Cislunar

ispace Plots Lunar Data Business, Borrows $45M for Lander Missions

ispace engineers assembling the Mission 2 lander at a JAXA facility in Tsukuba, Japan. Image: ispace.

Japan’s ispace made its plans for a satellite communications system around the Moon official at the 2024 Lunar Surface Innovation Consortium, a day after closing a $45M loan to fund the three upcoming lander missions on its manifest.

Link-up: ispace’s US subsidiary is part of a consortium led by American firm Draper, which won a $73M NASA CLPS contract to land scientific payloads on the far side of the Moon in 2026. During the mission, ispace will place two microsatellites built by Blue Canyon Technologies into a lunar orbit.

These data relay satellites will keep the lander in constant contact with controllers on Earth, just as China’s Queqiao satellite did for the pioneering Chang’e 4 landing in 2019. Once the CLPS mission is complete, ispace hopes to provide connectivity to future lunar missions as a service.

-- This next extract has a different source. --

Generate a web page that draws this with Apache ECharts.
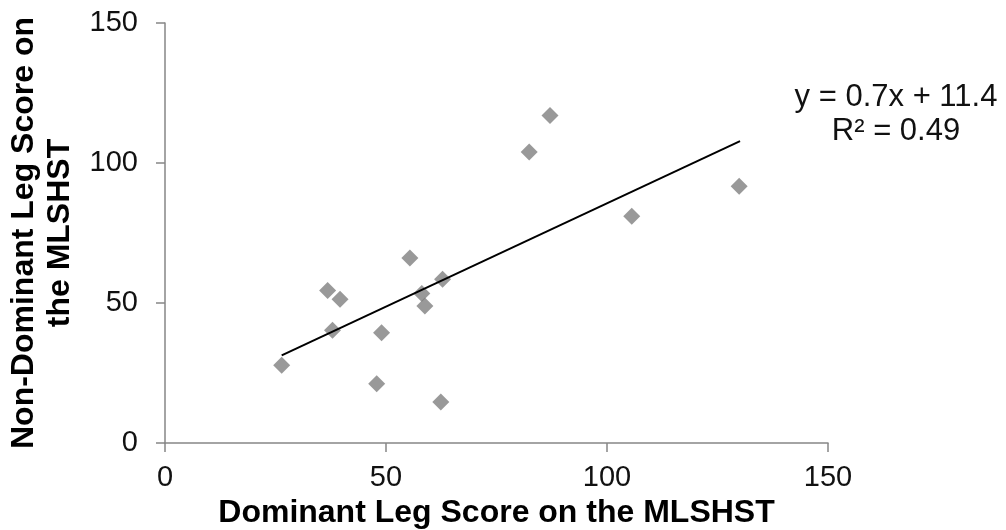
<!DOCTYPE html>
<html><head><meta charset="utf-8">
<script src="https://cdn.jsdelivr.net/npm/echarts@6/dist/echarts.min.js"></script>
<style>html,body{margin:0;padding:0;background:#fff}#c{width:1006px;height:530px}</style>
</head><body><div id="c"></div>
<script>
// Data
const dominantScore    = [26.4, 36.8, 39.6, 37.9, 49.0, 47.9, 55.4, 58.1, 58.8, 62.8, 62.4, 82.4, 87.1, 105.6, 129.9];
const nonDominantScore = [27.8, 54.5, 51.3, 40.3, 39.4, 21.2, 66.1, 53.4, 48.9, 58.5, 14.6, 103.9, 117.0, 81.0, 91.7];
const trendX = [26.4, 130.1];
const trendY = [31.3, 107.8];
const axisMin = 0, axisMax = 150, axisStep = 50;
const equationLines = ['y = 0.7x + 11.4', 'R² = 0.49'];
const xTitle = 'Dominant Leg Score on the MLSHST';
const yTitle = 'Non-Dominant Leg Score on\nthe MLSHST';

const FONT = 'Liberation Sans, Arial, sans-serif';
const points = dominantScore.map((x, i) => [x, nonDominantScore[i]]);
const trend = trendX.map((x, i) => [x, trendY[i]]);

const axisCommon = {
  type: 'value', min: axisMin, max: axisMax, interval: axisStep,
  splitLine: {show: false},
  axisLine: {show: true, onZero: false, lineStyle: {color: '#868686', width: 1.5}},
  axisTick: {show: true, length: 9, lineStyle: {color: '#868686', width: 1.5}},
  nameLocation: 'middle'
};

const chart = echarts.init(document.getElementById('c'), null, {renderer: 'canvas'});
chart.setOption({
  animation: false,
  backgroundColor: '#fff',
  grid: {left: 165, right: 178, top: 23, bottom: 87, containLabel: false, outerBoundsMode: 'none'},
  xAxis: Object.assign({}, axisCommon, {
    name: xTitle, nameGap: 47,
    nameTextStyle: {fontFamily: FONT, fontWeight: 'bold', fontSize: 32, color: '#000'},
    axisLabel: {margin: 20, fontFamily: FONT, fontSize: 29, color: '#111'}
  }),
  yAxis: Object.assign({}, axisCommon, {
    name: yTitle, nameGap: 87, nameRotate: 90,
    nameTextStyle: {fontFamily: FONT, fontWeight: 'bold', fontSize: 32, color: '#000', lineHeight: 36},
    axisLabel: {margin: 27, fontFamily: FONT, fontSize: 29, color: '#111'}
  }),
  series: [
    {
      type: 'scatter', data: points, symbol: 'diamond', symbolSize: 17,
      itemStyle: {color: '#7f7f7f'}, z: 3
    },
    {
      type: 'line', data: trend, symbol: 'none', lineStyle: {color: '#000', width: 2}, z: 4
    }
  ],
  graphic: [{
    type: 'text', x: 896, y: 80,
    style: {text: equationLines.join('\n'), font: '31px ' + FONT, fill: '#111', align: 'center', verticalAlign: 'top', lineHeight: 34}
  }]
});
</script></body></html>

Other Moon-focused companies, including Lockheed Martin subsidiary Crescent and Intuitive Machines, also plan to build orbiting communications networks at Earth’s favorite satellite.

But first…: ispace expects to launch its second lander to the Moon in the fourth quarter of this year, complete with a micro rover to obtain regolith samples for ESA. The company’s first lander attempted to reach the Moon a year ago today, only to be foiled by faulty software that led it to crash. 

This week, ispace took out a $45M loan, weeks after raising $53.5M in equity. In a February earnings call, CEO Takeshi Hakamada stressed the importance of a diverse funding base, including contract revenue and SBIR grants as well as debt and equity financing.

Speaking of Japan: NASA wouldn’t release its agreement with the Japanese government to put JAXA astronauts on the Moon in exchange for a pressurized lunar rover, so we used the Freedom of Information Act to get our own copy

No big surprises, but NASA is responsible for buying the rocket that will get Japan’s rover to the Moon in 2031, and furnishing most of its life support systems. Crews traversing the Moon will operate, as onboard the ISS, under a single mission commander.